New pension rules order can be used to gag critics of Modi government, say retired officials
The retired security officials will now have to sign an undertaking that they will not publish any information without clearance from a competent authority.
The new pension rules notified on May 31, which prohibit retired officials in intelligence or security-related organisations from writing books and articles without clearance from the competent authority, can be used to gag vocal critics of the government, many have said.
Former Research and Analysis Wing chief AS Dulat told The Hindu that the notification will discourage many officials from writing. “If it applies uniformly to everybody it is fine,” he said. Dulat wrote Kashmir: The Vajpayee Years in 2015 with journalist Aditya Sinha.
Former Indian Army chief VP Malik, who headed the force during the Kargil War, flagged similar concerns. “The basic problem is not pension rules but that it will inhibit people from writing,” he said, according to The Indian Express. “Pension is only a threat, the major issue is should one be able to write about one’s experience or not. My worry is that if you are not permitting people who retire from services to share their experience, how will anybody be able to pass expert comments and analyse a particular event and learn from those events…the country will be the loser.”
According to the new rules, the retired officials will have to sign an undertaking that they will not publish any information without clearance. Their pension could be withheld or withdrawn, fully or partially, if they do not comply with the government order.
Former Border Security Force head Prakash Singh told The Indian Express that while some restrictions were understandable in matters related to national security, the new rules seems to be “overarching”. “If so necessary, a time frame of two-five years upon retirement could have been introduced,” Singh suggested. “This is like a blanket ban.”

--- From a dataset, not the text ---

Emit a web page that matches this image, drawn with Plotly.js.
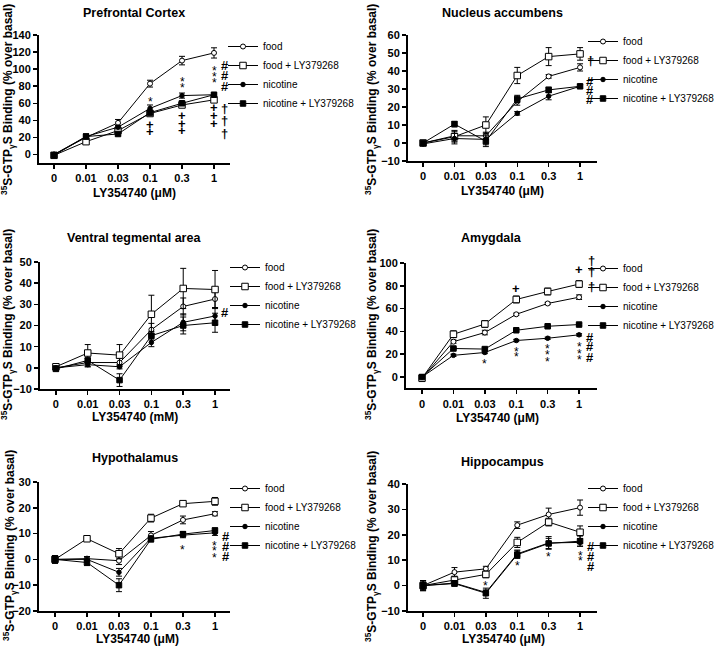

An unidentified officer from the Intelligence Bureau said the amended rules give an opportunity to the Modi government to punish anyone with differing views. “If you see there is no procedure mentioned in the rules as to how the government would go about revoking pension in case of violation,” he said. “So I say something in a seminar or conference and you freeze my pension. The government can harass you endlessly. Like officials, ministers, too, are privy to secret files. What about them?”
Hyderabad MP and President of the All India Majlis-e-Ittehad-ul-Muslimeen Asaduddin Owaisi also criticised the government’s order. “Intelligence personnel are already bound for life by their declaration under Official Secrets Act, when they join,” he tweeted. “So what is new is the threat of withholding pension since govt was unable to use the OSA, given its near non-existent prosecution skills.”
Owaisi said “threat-tactic politics” defines the Bharatiya Janata Party government. “Threaten one, threaten some, deter all,” he wrote. “Intelligence professionals are the easiest to pick on, given that they largely live a life of invisibility during and after service. Does government have guts to ban the most prolific post-retirement writers, civil servants, armed forces and judiciary, all of whom access national secrets and secret docs [documents] during their work?”